With great sadness, the Board of Directors, staff and volunteers of the International Institute for Genocide and Human Rights Studies (IIGHRS), A Division of the Zoryan Institute, mourn the loss of Henry Morgenthau III, who passed away on July 11, 2018.
“Henry Morgenthau III was a man of character, who stood up for human rights when others too often were silent or urged caution. He could not have done more to support the Armenian community around the world in overcoming the denial of the Genocide that his own grandfather had witnessed as the Genocide began to unfold in April 1915. He had integrity, was steadfast, and spoke out over and again for the US recognition of the Genocide. He can be described as a “great friend of the Armenians,” and he was, but even more, he was a supporter of the rights of all human beings and a man who recognized that at the root of that was a commitment to truth.”
– Roger W. Smith, Chairman of the Board, IIGHRS (A Division of the Zoryan Institute)
Henry Morgenthau III recognized the importance of his grandfather’s voice in exposing the atrocities of the Armenian Genocide. He endeavoured to bring visibility to the legacy of his grandfather’s cause through various television appearances, public presentations and written publications.
“[My grandfather] took it upon himself to go completely outside the bounds of diplomacy and perhaps legality and to use his influence and what he thought of as the moral authority of the United States to try to intervene directly in the policy of the Turkish government in exterminating the Armenian people.”
– Henry Morgenthau III
In a telegram sent to the Secretary of State, Washington, dated July 20, 1915, US Ambassador of the Ottoman Empire Henry Morgenthau wrote; “Deportations of and excesses against peaceful Armenians is increasing and from harrowing reports of eye witnesses it appears that a campaign of race extermination is in progress under a pretext of reprisal against rebellion.”

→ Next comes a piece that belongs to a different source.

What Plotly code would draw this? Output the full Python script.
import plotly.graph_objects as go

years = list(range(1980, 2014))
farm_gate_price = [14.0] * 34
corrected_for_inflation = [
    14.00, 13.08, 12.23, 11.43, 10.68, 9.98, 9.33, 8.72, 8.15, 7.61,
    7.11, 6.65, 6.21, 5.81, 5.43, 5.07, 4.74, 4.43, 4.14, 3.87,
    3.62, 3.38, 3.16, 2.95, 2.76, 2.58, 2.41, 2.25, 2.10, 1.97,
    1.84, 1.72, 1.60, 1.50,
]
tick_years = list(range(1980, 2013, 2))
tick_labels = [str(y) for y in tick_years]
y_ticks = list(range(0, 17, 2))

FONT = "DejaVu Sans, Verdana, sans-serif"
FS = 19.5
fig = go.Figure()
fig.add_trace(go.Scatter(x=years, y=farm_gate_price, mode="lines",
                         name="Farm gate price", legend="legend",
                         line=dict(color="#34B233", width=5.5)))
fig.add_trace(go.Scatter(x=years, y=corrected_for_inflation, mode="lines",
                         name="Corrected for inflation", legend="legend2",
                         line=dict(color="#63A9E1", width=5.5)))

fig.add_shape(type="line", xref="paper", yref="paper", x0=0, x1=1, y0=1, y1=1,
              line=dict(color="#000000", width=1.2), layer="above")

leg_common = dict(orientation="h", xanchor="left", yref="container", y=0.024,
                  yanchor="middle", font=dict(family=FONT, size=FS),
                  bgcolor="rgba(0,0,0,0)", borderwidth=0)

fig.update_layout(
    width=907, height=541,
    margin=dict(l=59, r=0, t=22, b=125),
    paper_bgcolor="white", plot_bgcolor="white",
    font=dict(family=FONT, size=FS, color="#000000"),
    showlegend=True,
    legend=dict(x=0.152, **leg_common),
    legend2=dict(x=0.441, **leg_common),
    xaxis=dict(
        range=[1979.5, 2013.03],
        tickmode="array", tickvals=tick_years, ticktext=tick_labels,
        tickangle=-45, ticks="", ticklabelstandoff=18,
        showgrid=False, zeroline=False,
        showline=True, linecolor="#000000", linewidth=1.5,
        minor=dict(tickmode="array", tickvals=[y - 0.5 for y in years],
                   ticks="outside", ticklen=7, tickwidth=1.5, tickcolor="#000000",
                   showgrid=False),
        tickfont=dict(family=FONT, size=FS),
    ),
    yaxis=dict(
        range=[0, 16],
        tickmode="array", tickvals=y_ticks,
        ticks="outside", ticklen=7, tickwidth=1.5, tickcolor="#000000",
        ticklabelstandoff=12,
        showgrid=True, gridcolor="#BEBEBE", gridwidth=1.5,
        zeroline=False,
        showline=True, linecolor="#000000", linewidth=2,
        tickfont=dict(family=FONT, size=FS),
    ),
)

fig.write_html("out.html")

Beyond his advocacy work, Henry Morgenthau III was a talented author and executive television producer, known especially for his family history memoir titled Mostly Morgenthaus which won him the 1992 National Jewish Book Council prize for best memoir. Impressively, he published his first collection of poems in 2016, at the age of 99. Morgenthau’s shows on Boston’s public television earned him wide recognition, including Peabody, Emmy, UPI and Flaherty Festival awards. He updated his father’s memoir, Ambassador Morgenthau’s Story, by adding a postscript about the Ambassador’s life. This postscript was included in the 2003 edition of the book published by Wayne State University Press.

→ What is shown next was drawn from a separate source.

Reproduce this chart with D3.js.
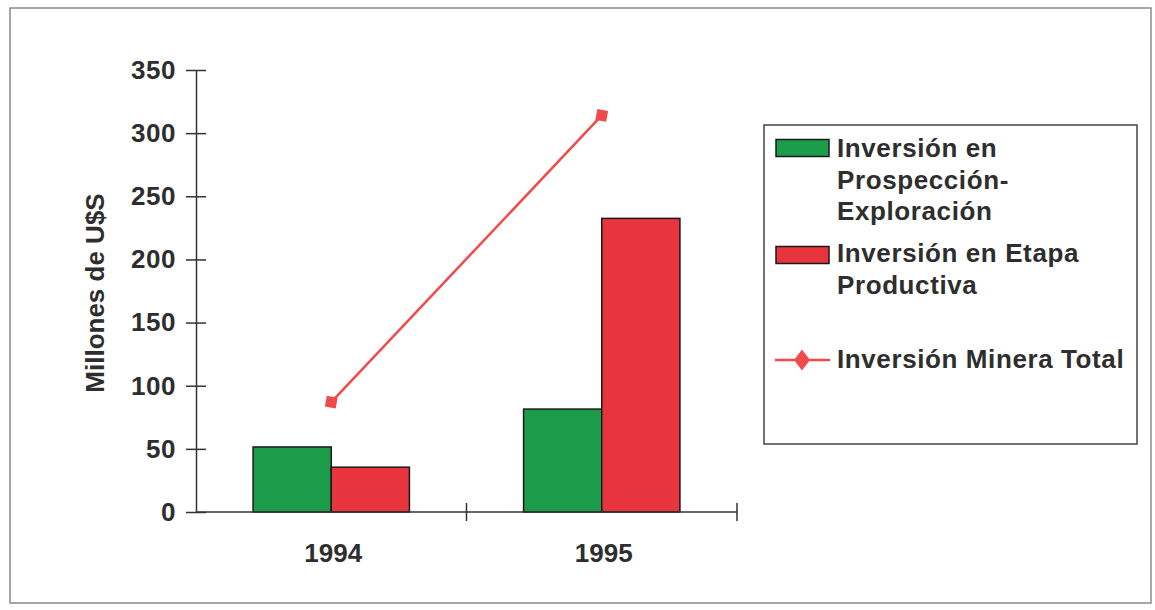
<!DOCTYPE html>
<html>
<head>
<meta charset="utf-8">
<script src="https://cdn.jsdelivr.net/npm/d3@7"></script>
<style>
  body { margin: 0; background: #fff; }
  text { font-family: "Liberation Sans", Arial, sans-serif; font-weight: bold; fill: #2e2e2e; }
</style>
</head>
<body>
<div id="chart"></div>
<script>
// data
var years = ["1994", "1995"];
var prospeccion = [51.5, 81.5];
var productiva = [35.5, 232.5];
var total = [87, 314];
var yTicks = [0, 50, 100, 150, 200, 250, 300, 350];

var W = 1155, H = 610;
var margin = {top: 70, left: 196, bottom: 98, right: 418};

var svg = d3.select("#chart").append("svg")
    .attr("width", W)
    .attr("height", H);

// outer frame
svg.append("rect")
    .attr("x", 10).attr("y", 8)
    .attr("width", 1141).attr("height", 595)
    .attr("fill", "none")
    .attr("stroke", "#8a8a8a")
    .attr("stroke-width", 1.5);

var x0 = margin.left, x1 = W - margin.right;
var yBottom = H - margin.bottom;

var x = d3.scaleBand()
    .domain(years)
    .range([x0, x1])
    .paddingInner(0.422)
    .paddingOuter(0.211);

var y = d3.scaleLinear()
    .domain([0, 350])
    .range([yBottom, margin.top]);

var series = [
  {name: "prosp", values: prospeccion, color: "#1c9b4a"},
  {name: "prod", values: productiva, color: "#e8353d"}
];

var xs = d3.scaleBand()
    .domain(series.map(d => d.name))
    .range([0, x.bandwidth()]);

// bars
series.forEach(function(s){
  svg.append("g").selectAll("rect")
    .data(s.values)
    .enter()
    .append("rect")
      .attr("x", (d, i) => x(years[i]) + xs(s.name))
      .attr("y", d => y(d))
      .attr("width", xs.bandwidth())
      .attr("height", d => yBottom - y(d))
      .attr("fill", s.color)
      .attr("stroke", "#1a1a1a")
      .attr("stroke-width", 1.5);
});

// y axis with crossing ticks
var yAxis = d3.axisLeft(y).tickValues(yTicks).tickSize(0).tickPadding(20);
var gy = svg.append("g")
    .attr("transform", "translate(" + x0 + ",0)")
    .call(yAxis);
gy.select(".domain").attr("stroke", "#333").attr("stroke-width", 1.5);
gy.selectAll(".tick line").remove();
gy.selectAll(".tick").append("line")
    .attr("x1", -10).attr("x2", 10)
    .attr("stroke", "#333").attr("stroke-width", 1.5);
gy.selectAll(".tick text")
    .style("font-size", "26px")
    .style("letter-spacing", "0.5px")
    .attr("fill", "#2e2e2e")
    .attr("font-family", null);

// x axis
svg.append("line")
    .attr("x1", x0).attr("x2", x1)
    .attr("y1", yBottom).attr("y2", yBottom)
    .attr("stroke", "#333").attr("stroke-width", 1.5);
var step = x.step();
years.forEach(function(yr){
  var right = x(yr) + x.bandwidth() + step * 0.211;
  svg.append("line")
      .attr("x1", right).attr("x2", right)
      .attr("y1", yBottom - 9).attr("y2", yBottom + 9)
      .attr("stroke", "#333").attr("stroke-width", 1.5);
});
svg.append("g").selectAll("text")
    .data(years)
    .enter()
    .append("text")
      .attr("x", d => x(d) + x.bandwidth() / 2 + 2)
      .attr("y", yBottom + 50)
      .attr("text-anchor", "middle")
      .style("font-size", "26px")
      .text(d => d);

// y axis title
svg.append("text")
    .attr("transform", "translate(104," + ((margin.top + yBottom) / 2 + 2) + ") rotate(-90)")
    .attr("text-anchor", "middle")
    .style("font-size", "26px")
    .text("Millones de U$S");

// total line
var line = d3.line()
    .x((d, i) => x(years[i]) + x.bandwidth() / 2)
    .y(d => y(d));
svg.append("path")
    .datum(total)
    .attr("fill", "none")
    .attr("stroke", "#f04a4a")
    .attr("stroke-width", 2.5)
    .attr("d", line);
svg.append("g").selectAll("path")
    .data(total)
    .enter()
    .append("path")
      .attr("d", d3.symbol().type(d3.symbolSquare).size(120))
      .attr("transform", (d, i) => "translate(" + (x(years[i]) + x.bandwidth() / 2) + "," + y(d) + ") rotate(10)")
      .attr("fill", "#f04a4a");

// legend
var lg = svg.append("g");
lg.append("rect")
    .attr("x", 764).attr("y", 125)
    .attr("width", 373).attr("height", 319)
    .attr("fill", "#fff")
    .attr("stroke", "#444")
    .attr("stroke-width", 1.5);

var legendItems = [
  {lines: ["Inversión en", "Prospección-", "Exploración"], color: "#1c9b4a", type: "rect", y: 148, base: 157},
  {lines: ["Inversión en Etapa", "Productiva"], color: "#e8353d", type: "rect", y: 255, base: 262},
  {lines: ["Inversión Minera Total"], color: "#f04a4a", type: "line", y: 360, base: 368}
];

legendItems.forEach(function(it){
  if (it.type === "rect") {
    lg.append("rect")
        .attr("x", 776).attr("y", it.y - 8.5)
        .attr("width", 53).attr("height", 17)
        .attr("fill", it.color)
        .attr("stroke", "#1a1a1a")
        .attr("stroke-width", 1.5);
  } else {
    lg.append("line")
        .attr("x1", 775).attr("x2", 830)
        .attr("y1", it.y).attr("y2", it.y)
        .attr("stroke", it.color).attr("stroke-width", 2.5);
    lg.append("path")
        .attr("d", d3.symbol().type(d3.symbolDiamond).size(130))
        .attr("transform", "translate(802," + it.y + ") scale(1.3,1)")
        .attr("fill", it.color);
  }
  it.lines.forEach(function(t, j){
    lg.append("text")
        .attr("x", 837)
        .attr("y", it.base + j * 31.5)
        .style("font-size", "26px")
        .style("letter-spacing", "0.6px")
        .text(t);
  });
});
</script>
</body>
</html>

Henry Morgenthau III understood the importance of raising genocide awareness through education, and the necessity of genocide prevention. IIGHRS praises Henry Morgenthau III for his efforts in maintaining Ambassador Morgenthau’s legacy, promoting genocide awareness, and for his willingness to speak out against past injustices. The Institute wishes to acknowledge and honor his life’s accomplishments and extends sincere condolences to the Morgenthau family in this time of grief.